Takeaway: This is a book that should be read, because even if you really disagree with it, the ideas are important.
I have a tendency (probably bad) to read a lot of books at the same time. What that means is that I often will put something to the side for a while before coming back to it.
I recently came back to finish the last chapter of Flickering Pixels. I read it as part of a group blogging project hosted on ChurchChrunch. I have already posted three times about this book but I wanted to post one more time to wrap it up.
I am very conflicted about this book. Hipps really likes to make big statements to shock you into thinking about his ideas. It reminds me of the book “Malcolm and Martin and America” by James H Cone.” Cone suggested that MLK was able to make many of the strides he was able to make precisely because Malcolm X was even more strident.
Hipps in some ways does that same thing all by himself. I had some very strong reactions to the early chapters of the book. (See my post on Chapter 2 and the comments). He frequently make very strong statements about how our current culture and the ways that we are communicating the gospel are changing the very nature of the gospel. The summary of my issue with Hipps is not that we shouldn’t think about the how our communication methods and attempt to communicate the gospel clearly, but that Hipps seems to suggest that our current changes are somehow fundamentally different from the previous changes in the culture and gospel transmission.

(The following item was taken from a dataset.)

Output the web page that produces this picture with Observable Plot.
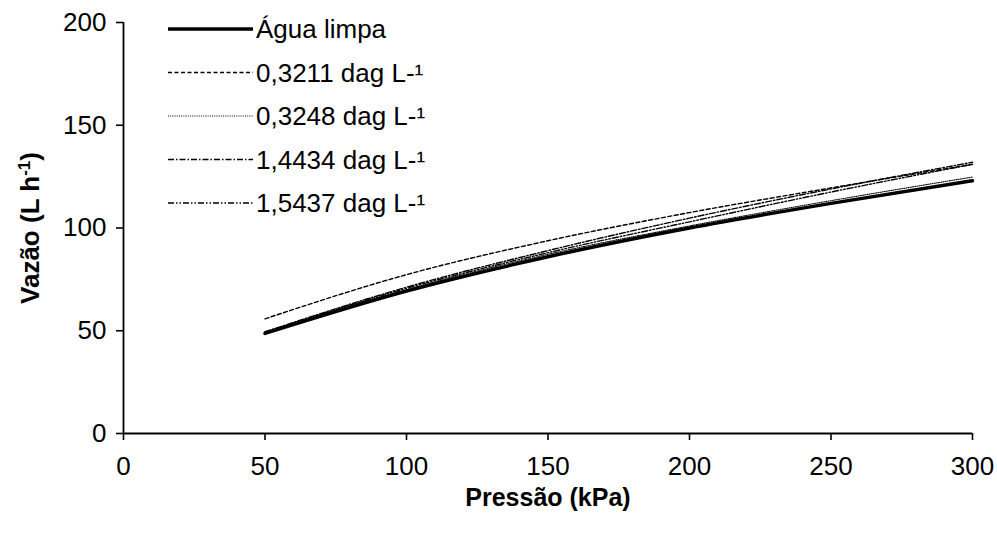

Without faith in the Holy Spirit preserving the church and the gospel message then we might need to have more concern. I am not saying we shouldn’t be concerned but that our concern should be tempered with trust. Our trust is not in our own ability to make better decisions or be more introspective, but our trust is in the Holy Spirit’s ability to know better than us how to preserve the church..
The part that I think that Hipps get right is the last chapter that I just read. In it he finally asserts that his message and medium thesis is really about the medium being the Church (universal) and that the message is based around the medium of the church. I have nothing to really disagree with about the final chapter, other than it seems to contradict much of the controversy of the previous chapters.